Calamai e Di Benedetto mettono in piedi una vera e propria rete di salvataggio: “Insieme – ricorda Edda Cinarelli – hanno nascosto nella sede del Consolato generale, in M.T. De Alvear, o nelle loro case personali, centinaia di persone, poi gli facevano i documenti e le facevano partire”.
Nella sua autobiografia (Niente asilo politico) Calamai ricorda con commozione l’aiuto ricevuto da Di Benedetto: “Aveva una tosse infernale, una giacca logora, ma sapeva da quale impiegato delle Poste andare per spedire un telegramma senza essere denunciato”.
Quando il console viene richiamato in Italia, nel 1977, perché troppo solerte nell’aiutare le vittime della dittatura, Di Benedetto rimane solo (anche Foà è stato allontanato da Buenos Aires). Ma non smette di impegnarsi.
Come confesserà un giorno a Calamai, sulla sua scelta pesò la tradizione familiare. Figlio di un antifascista, Di Benedetto nacque il 17 aprile del 1922 a Saracena, in Calabria. Subì le persecuzioni dei fascisti (fu arrestato e torturato nel 1943), il che lo spingerà a immedesimarsi nel martirio dei giovani sequestrati dalla dittatura argentina. Subito dopo la guerra fondò la prima sezione comunista del Pollino e fu eletto sindaco di Saracena, il primo cittadino comunista nella storia del paese. Ma senza lavoro, e discriminato perché di sinistra, Filippo fu costretto a emigrare. Nel 1952 arriva a Buenos Aires, dove prosegue l’attività politica. Milita nel Partito comunista e s’impegna socialmente. Alla fine degli anni Sessanta entra in contatto con Giuliano Pajetta, responsabile emigrazione del Pci, e assume la guida dell’Inca di Buenos Aires. Sarà anche uno dei cinque membri del Consultorio per gli immigrati italiani in Argentina: lo stesso organismo del quale, in quegli anni terribili, fece parte Luigi Pallaro (con tutt’altra missione politica).
Di Benedetto è morto in povertà nel settembre del 2001. Un suo amico lo ha ricordato con queste parole: “Il tuo ruolo come presidente della Filef e del Patronato Inca, nonché segretario del Pci in Argentina, ti ha visto in trincea a lottare con il fervore e l’entusiasmo che ti caratterizzava. Non hai mai esitato a ricorrere al coraggio di esporti. Non sono un segreto i tuoi contributi durante la dittatura in Argentina. Per questo hai pagato in prima persona, anche con il carcere. Erano i tempi di Ongania e poi di Videla e Galtieri. Con molta discrezione e in qualche maniera, assieme ad altri, hai dato il tuo contributo per un passaporto per la libertà”.
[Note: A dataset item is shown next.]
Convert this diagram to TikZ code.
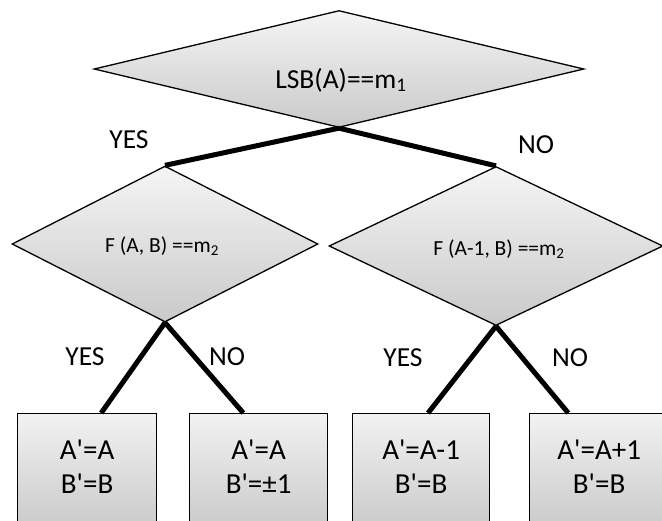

Chi ha conosciuto personalmente Di Benedetto lo ricorda come un uomo “alto, magro, schivo”, che “teneva a passare inosservato” e non chiedeva “riconoscimenti”. È indubbiamente il ritratto di un giusto che non pretende di essere ricordato e onorato, e proprio per questo dovrebbe essere ricordato e onorato. Pochi anni fa (2016) la Rai perse un’occasione per farlo, non raccontando la vicenda di Di Benedetto nella fiction Tango per la libertà, adattamento televisivo liberamente ispirato all’autobiografia di Calamai.
Questa storia aspetta ancora qualcuno che la racconti. La storia di un sindacalista che salvò molte vite.